February 20, 2026 No. 497

Australia Adds 17,800 Jobs in January, Unemployment Holds at 4.1%

Australia’s labor market remained resilient at the start of 2026, with employment rising by 17,800 in January from the previous month, according to data released by the Australian Bureau of Statistics. The increase was broadly in line with market expectations of around 20,000 new jobs, following a strong upwardly revised gain of 68,500 in December. Job growth was driven primarily by a surge in full-time employment, which expanded by 50,500 positions, underscoring underlying strength in hiring conditions. The unemployment rate held steady at 4.1%, outperforming forecasts for a rise to 4.2% and marking one of the lowest readings in recent months. Meanwhile, the labor force participation rate remained unchanged at 66.7%, and total hours worked rose 0.6%, signaling continued solid economic activity. The data reinforces the view that Australia’s labor market remains robust despite global uncertainties and will likely play a key role in shaping future monetary policy decisions.

https://internasional.kontan.co.id/news/pasar-tenaga-kerja-australia-bertambah-17800-pada-januari-pengangguran-tetap-41

 

Fed Minutes Show Split on Next Rate Moves, AI Impact Weighed

The minutes from the Federal Reserve’s January 27–28 meeting show policymakers were nearly unanimous in keeping the federal funds rate unchanged at 3.50%–3.75%, but deeply divided on what comes next. While most officials agreed to hold rates steady, reflecting caution amid persistent inflation and solid economic conditions, they differed sharply on future policy. Some members signaled openness to cutting rates later in 2026 if inflation continues to ease, while others raised the possibility of future rate hikes if price pressures remain above the Fed’s 2% target. Two governors—Christopher Waller and Stephen Miran—actually dissented in favor of cutting rates at the meeting, highlighting internal debate over the balance between inflation and labor market softness. The minutes also reveal that officials are closely examining the implications of artificial intelligence (AI) on the U.S. economy. Some participants suggested that potential productivity gains from technological advancements could help restrain inflation over time, whereas others cautioned that rapid AI-driven investment and rising asset valuations might carry financial stability risks. The staff’s outlook pointed to continued solid growth and inflation that remains stubbornly above target, adding to the challenge of reaching consensus. The split in views underscores the task facing incoming Fed leadership under nominee Kevin Warsh, who, along with political pressure for rate cuts, must navigate a committee that currently sees both upside and downside risks to inflation and economic activity. 

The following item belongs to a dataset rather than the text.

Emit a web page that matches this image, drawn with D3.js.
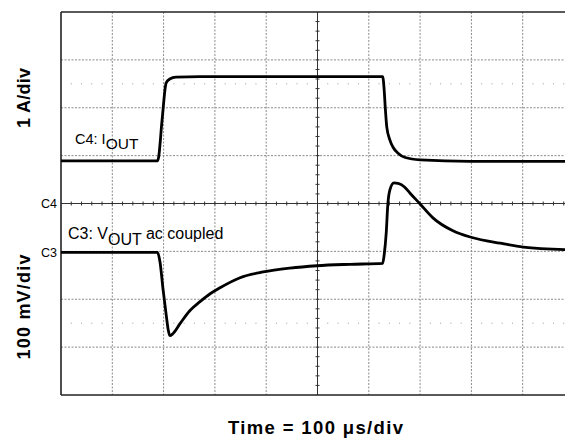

https://internasional.kontan.co.id/news/suku-bunga-the-fed-ada-peluang-kenaikan-ini-sinyalnya

 

Oil Prices Ease After 4% Surge as Markets Weigh U.S.–Iran Diplomacy

Oil prices edged lower in early Asian trading on Thursday (February 19, 2026), following a more than 4% surge in the previous session driven by concerns over potential supply disruptions amid rising U.S.–Iran tensions. Brent crude futures slipped 0.2% to US$70.23 per barrel, while U.S. West Texas Intermediate (WTI) fell 0.1% to US$65.11 per barrel. Both benchmarks had closed at their highest levels since January 30 on Wednesday. While geopolitical tensions remain elevated, market participants increasingly view the likelihood of a full-scale armed conflict as low, adopting a cautious wait-and-see approach despite ongoing military movements and diplomatic negotiations. The White House reported limited progress in nuclear talks with Iran in Geneva, with further discussions expected in the coming weeks. At the same time, Iran issued a notice to airmen (NOTAM) regarding a planned rocket launch in its southern region, while the U.S. reportedly deployed additional naval assets near Iran. On the supply side, data from the American Petroleum Institute (API) showed U.S. crude, gasoline, and distillate inventories declined last week, contrasting with expectations for a 2.1 million-barrel crude build. Investors now await official inventory data from the U.S. Energy Information Administration (EIA), with oil prices expected to remain sensitive to Middle East geopolitical developments and global supply-demand fundamentals.